──────── Data block
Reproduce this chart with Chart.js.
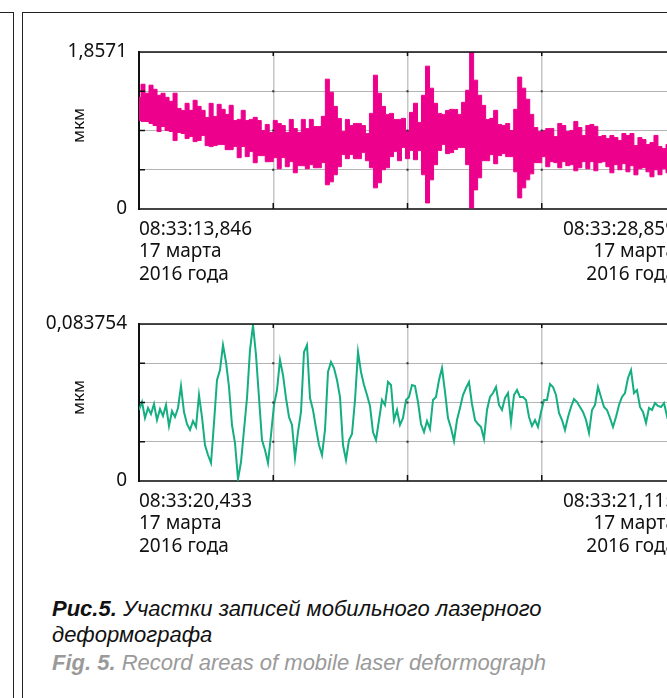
<!DOCTYPE html>
<html lang="ru">
<head>
<meta charset="UTF-8">
<title>Рис.5. Участки записей мобильного лазерного деформографа</title>
<script src="https://cdn.jsdelivr.net/npm/chart.js"></script>
<style>
  html, body { margin: 0; padding: 0; background: #fff; }
  body { width: 667px; height: 698px; overflow: hidden; position: relative; }
  .frame-left { position: absolute; left: -20px; top: 12px; width: 33px; height: 720px; border-top: 1px solid #222; border-right: 1px solid #222; }
  .frame-main { position: absolute; left: 22px; top: 12px; width: 720px; height: 720px; border-top: 1px solid #222; border-left: 1px solid #222; }
  canvas { position: absolute; left: 0; }
  #topChart { top: 0; }
  #bottomChart { top: 272px; }
  .cap { position: absolute; left: 52px; font-family: "Liberation Sans", Arial, sans-serif; font-style: italic; font-size: 22px; line-height: 22px; white-space: nowrap; color: #111; }
  .cap b { font-weight: bold; }
  .en { color: #9a9a9a; }
</style>
</head>
<body>
<div class="frame-left"></div>
<div class="frame-main"></div>

<canvas id="topChart" width="686" height="289"></canvas>
<canvas id="bottomChart" width="686" height="289"></canvas>

<div class="cap" style="top:598px"><b>Рис.5.</b> Участки записей мобильного лазерного</div>
<div class="cap" style="top:624px">деформографа</div>
<div class="cap en" style="top:652px"><b>Fig. 5.</b> Record areas of mobile laser deformograph</div>

<script>
// --- data ---

// top record: 15,013 s, envelope of the signal (upper / lower), мкм
const topDuration = 15.013;
const topMax = 1.8571;
const topHi = [
  1.321, 1.476, 1.369, 1.465, 1.416, 1.345, 1.369, 1.321, 1.274, 1.370,
  1.190, 1.166, 1.250, 1.167, 1.286, 1.214, 1.167, 1.083, 1.250, 1.095,
  1.238, 1.179, 1.119, 1.227, 1.047, 1.060, 1.167, 1.047, 1.060, 1.084,
  1.047, 0.928, 1.000, 0.905, 1.048, 1.012, 0.988, 0.904, 1.060, 0.952,
  0.904, 1.060, 0.952, 1.060, 0.976, 0.976, 1.096, 1.536, 1.381, 1.214,
  1.071, 0.916, 1.060, 0.988, 1.012, 1.012, 0.988, 0.892, 1.131, 1.583,
  1.369, 1.214, 1.119, 1.131, 1.059, 1.060, 1.072, 0.928, 1.143, 1.251,
  1.024, 1.345, 1.690, 1.429, 1.250, 1.131, 1.119, 1.166, 1.179, 1.178,
  1.119, 1.262, 1.405, 1.857, 1.524, 1.345, 1.226, 1.059, 1.072, 1.167,
  1.000, 0.988, 1.012, 0.928, 1.179, 1.560, 1.429, 1.298, 1.119, 0.964,
  0.916, 0.929, 0.952, 0.953, 0.857, 1.012, 0.988, 0.916, 0.929, 1.036,
  0.964, 0.868, 0.988, 1.000, 0.977, 0.857, 0.869, 0.833, 0.869, 0.845,
  0.809, 0.893, 0.869, 0.893, 0.750, 0.845, 0.822, 0.762, 0.786, 0.870,
  0.738, 0.714, 0.762, 0.750, 0.786
];
const topLo = [
  1.048, 1.036, 1.035, 1.012, 0.988, 0.916, 0.977, 0.928, 0.917, 0.809,
  0.905, 0.893, 0.833, 0.857, 0.797, 0.810, 0.870, 0.750, 0.738, 0.750,
  0.762, 0.762, 0.702, 0.702, 0.738, 0.607, 0.739, 0.619, 0.679, 0.547,
  0.631, 0.631, 0.559, 0.560, 0.607, 0.476, 0.608, 0.500, 0.560, 0.428,
  0.512, 0.512, 0.476, 0.524, 0.488, 0.488, 0.548, 0.286, 0.321, 0.405,
  0.500, 0.643, 0.595, 0.643, 0.595, 0.595, 0.667, 0.571, 0.488, 0.250,
  0.310, 0.464, 0.488, 0.619, 0.679, 0.571, 0.727, 0.595, 0.691, 0.583,
  0.690, 0.405, 0.071, 0.345, 0.524, 0.691, 0.762, 0.655, 0.666, 0.703,
  0.726, 0.727, 0.524, 0.012, 0.226, 0.369, 0.572, 0.571, 0.643, 0.535,
  0.631, 0.655, 0.619, 0.619, 0.440, 0.131, 0.250, 0.345, 0.416, 0.548,
  0.548, 0.619, 0.500, 0.560, 0.548, 0.488, 0.560, 0.512, 0.524, 0.452,
  0.488, 0.560, 0.476, 0.560, 0.452, 0.548, 0.560, 0.500, 0.428, 0.524,
  0.464, 0.536, 0.440, 0.512, 0.404, 0.476, 0.489, 0.440, 0.381, 0.464,
  0.405, 0.477, 0.428, 0.465, 0.404
];

// bottom record: 0,682 s, мкм
const bottomDuration = 0.682;
const bottomMax = 0.083754;
const bottomVals = [
  0.03788, 0.04214, 0.03361, 0.03894, 0.03574, 0.04108, 0.03254, 0.03841, 0.03468, 0.04054,
  0.02934, 0.03734, 0.03414, 0.03894, 0.05068, 0.03681, 0.03041, 0.02721, 0.03201, 0.02881,
  0.04588, 0.03414, 0.01920, 0.01387, 0.00960, 0.03094, 0.05388, 0.05922, 0.07255, 0.06348,
  0.05015, 0.02987, 0.02027, 0.00107, 0.01014, 0.02721, 0.04428, 0.06988, 0.08322, 0.06722,
  0.04428, 0.02187, 0.01654, 0.00960, 0.02454, 0.04054, 0.04855, 0.06455, 0.05655, 0.04428,
  0.03414, 0.02987, 0.01227, 0.02614, 0.03681, 0.06882, 0.07255, 0.04428, 0.03788, 0.02827,
  0.01920, 0.01387, 0.02721, 0.05815, 0.06348, 0.06028, 0.05388, 0.04481, 0.01920, 0.01120,
  0.02187, 0.02507, 0.04321, 0.06882, 0.05815, 0.05121, 0.04588, 0.04001, 0.02614, 0.02187,
  0.03254, 0.04321, 0.04054, 0.05281, 0.05121, 0.03254, 0.03788, 0.02987, 0.03361, 0.04321,
  0.04481, 0.05121, 0.05068, 0.04214, 0.03041, 0.02614, 0.03201, 0.02774, 0.04321, 0.04481,
  0.05388, 0.06028, 0.04748, 0.03361, 0.02827, 0.02134, 0.03254, 0.03894, 0.04588, 0.04961,
  0.05281, 0.04108, 0.03254, 0.03041, 0.02881, 0.02241, 0.03788, 0.04481, 0.04695, 0.05015,
  0.04054, 0.03788, 0.04428, 0.04695, 0.03147, 0.04588, 0.04855, 0.04481, 0.04481, 0.04321,
  0.03414, 0.02934, 0.03254, 0.02881, 0.03681, 0.04321, 0.04321, 0.05175, 0.05015, 0.04588,
  0.03628, 0.03254, 0.02721, 0.03414, 0.03948, 0.04374, 0.04214, 0.03948, 0.03681, 0.03254,
  0.02561, 0.03788, 0.04054, 0.05015, 0.04481, 0.03948, 0.03788, 0.03361, 0.02881, 0.03414,
  0.04054, 0.04481, 0.04695, 0.05495, 0.05922, 0.04695, 0.04855, 0.03948, 0.03681, 0.03094,
  0.03894, 0.03788, 0.04161, 0.04001, 0.03948, 0.04161, 0.03468, 0.03894, 0.03681, 0.03841
];

// tick labels
const topXLabels = [['08:33:13,846', '17 марта', '2016 года'], ['08:33:28,859', '17 марта', '2016 года']];
const bottomXLabels = [['08:33:20,433', '17 марта', '2016 года'], ['08:33:21,115', '17 марта', '2016 года']];
const topYLabels = ['0', '1,8571'];
const bottomYLabels = ['0', '0,083754'];
const yTitle = 'мкм';

const MAGENTA = '#ec008c';
const GREEN = '#14ae80';
const tickFont = { family: '"Noto Sans", sans-serif', size: 19, lineHeight: 1.16 };

function toPoints(vals, duration) {
  const dt = duration / (vals.length - 1);
  return vals.map((v, i) => ({ x: i * dt, y: v }));
}

// box top/right edge, short inward ticks, dots where grid lines cross, unit label
const framePlugin = {
  id: 'frame',
  afterDraw(chart) {
    const { ctx, chartArea: a, scales: { x, y } } = chart;
    const line = (x1, y1, x2, y2) => { ctx.beginPath(); ctx.moveTo(x1, y1); ctx.lineTo(x2, y2); ctx.stroke(); };
    ctx.save();
    ctx.strokeStyle = '#111';
    ctx.lineWidth = 1.5;
    line(a.left - 1, a.top, a.right, a.top);
    line(a.right, a.top, a.right, a.bottom);
    const xs = x.ticks.slice(1, -1).map(t => x.getPixelForValue(t.value));
    const ys = y.ticks.slice(1, -1).map(t => y.getPixelForValue(t.value));
    xs.forEach(px => { line(px, a.bottom, px, a.bottom - 6); line(px, a.top, px, a.top + 4); });
    ys.forEach(py => { line(a.left, py, a.left + 6, py); });
    ctx.fillStyle = '#333';
    xs.forEach(px => ys.forEach(py => ctx.fillRect(px - 1, py - 1, 2, 2)));

    ctx.translate(79, (a.top + a.bottom) / 2 - 5);
    ctx.rotate(-Math.PI / 2);
    ctx.fillStyle = '#111';
    ctx.font = '17px "Noto Sans", sans-serif';
    ctx.textAlign = 'center';
    ctx.textBaseline = 'middle';
    ctx.fillText(yTitle, 0, 0);
    ctx.restore();
  }
};

function makeChart(id, datasets, duration, yMax, xLabels, yLabels) {
  return new Chart(document.getElementById(id), {
    type: 'line',
    data: { datasets },
    plugins: [framePlugin],
    options: {
      responsive: false,
      animation: false,
      events: [],
      layout: { padding: { top: 52, right: 1, left: 0, bottom: 0 } },
      plugins: { legend: { display: false }, tooltip: { enabled: false } },
      elements: { point: { radius: 0 }, line: { tension: 0 } },
      scales: {
        x: {
          type: 'linear',
          min: 0,
          max: duration,
          afterBuildTicks: s => { s.ticks = [0, 1, 2, 3, 4].map(k => ({ value: duration * k / 4 })); },
          afterFit: s => { s.height = 80; },
          grid: { color: '#c6c6c6', lineWidth: 1.5, drawTicks: false },
          border: { color: '#444', width: 2 },
          ticks: {
            autoSkip: false,
            maxRotation: 0,
            align: 'inner',
            padding: 10,
            color: '#111',
            font: tickFont,
            callback: (v, i, ticks) => i === 0 ? xLabels[0] : (i === ticks.length - 1 ? xLabels[1] : '')
          }
        },
        y: {
          min: 0,
          max: yMax,
          afterBuildTicks: s => { s.ticks = [0, 1, 2, 3, 4].map(k => ({ value: yMax * k / 4 })); },
          afterFit: s => { s.width = 139; },
          grid: { color: '#b4b4b4', lineWidth: 1, drawTicks: false },
          border: { color: '#111', width: 2 },
          ticks: {
            padding: 12,
            color: '#111',
            font: tickFont,
            callback: (v, i, ticks) => i === 0 ? yLabels[0] : (i === ticks.length - 1 ? yLabels[1] : '')
          }
        }
      }
    }
  });
}

makeChart('topChart', [
  { data: toPoints(topLo, topDuration), borderColor: MAGENTA, borderWidth: 1, stepped: 'middle', fill: false },
  { data: toPoints(topHi, topDuration), borderColor: MAGENTA, borderWidth: 1, stepped: 'middle', backgroundColor: MAGENTA, fill: '-1' }
], topDuration, topMax, topXLabels, topYLabels);

makeChart('bottomChart', [
  { data: toPoints(bottomVals, bottomDuration), borderColor: GREEN, borderWidth: 2, fill: false }
], bottomDuration, bottomMax, bottomXLabels, bottomYLabels);
</script>
</body>
</html>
────────────────
Pictures excluded, repeat exactly the lines from the top of the material through the line with "// --- data ---", including both of those lines.

Reproduce this chart with Chart.js.
<!DOCTYPE html>
<html lang="ru">
<head>
<meta charset="UTF-8">
<title>Рис.5. Участки записей мобильного лазерного деформографа</title>
<script src="https://cdn.jsdelivr.net/npm/chart.js"></script>
<style>
  html, body { margin: 0; padding: 0; background: #fff; }
  body { width: 667px; height: 698px; overflow: hidden; position: relative; }
  .frame-left { position: absolute; left: -20px; top: 12px; width: 33px; height: 720px; border-top: 1px solid #222; border-right: 1px solid #222; }
  .frame-main { position: absolute; left: 22px; top: 12px; width: 720px; height: 720px; border-top: 1px solid #222; border-left: 1px solid #222; }
  canvas { position: absolute; left: 0; }
  #topChart { top: 0; }
  #bottomChart { top: 272px; }
  .cap { position: absolute; left: 52px; font-family: "Liberation Sans", Arial, sans-serif; font-style: italic; font-size: 22px; line-height: 22px; white-space: nowrap; color: #111; }
  .cap b { font-weight: bold; }
  .en { color: #9a9a9a; }
</style>
</head>
<body>
<div class="frame-left"></div>
<div class="frame-main"></div>

<canvas id="topChart" width="686" height="289"></canvas>
<canvas id="bottomChart" width="686" height="289"></canvas>

<div class="cap" style="top:598px"><b>Рис.5.</b> Участки записей мобильного лазерного</div>
<div class="cap" style="top:624px">деформографа</div>
<div class="cap en" style="top:652px"><b>Fig. 5.</b> Record areas of mobile laser deformograph</div>

<script>
// --- data ---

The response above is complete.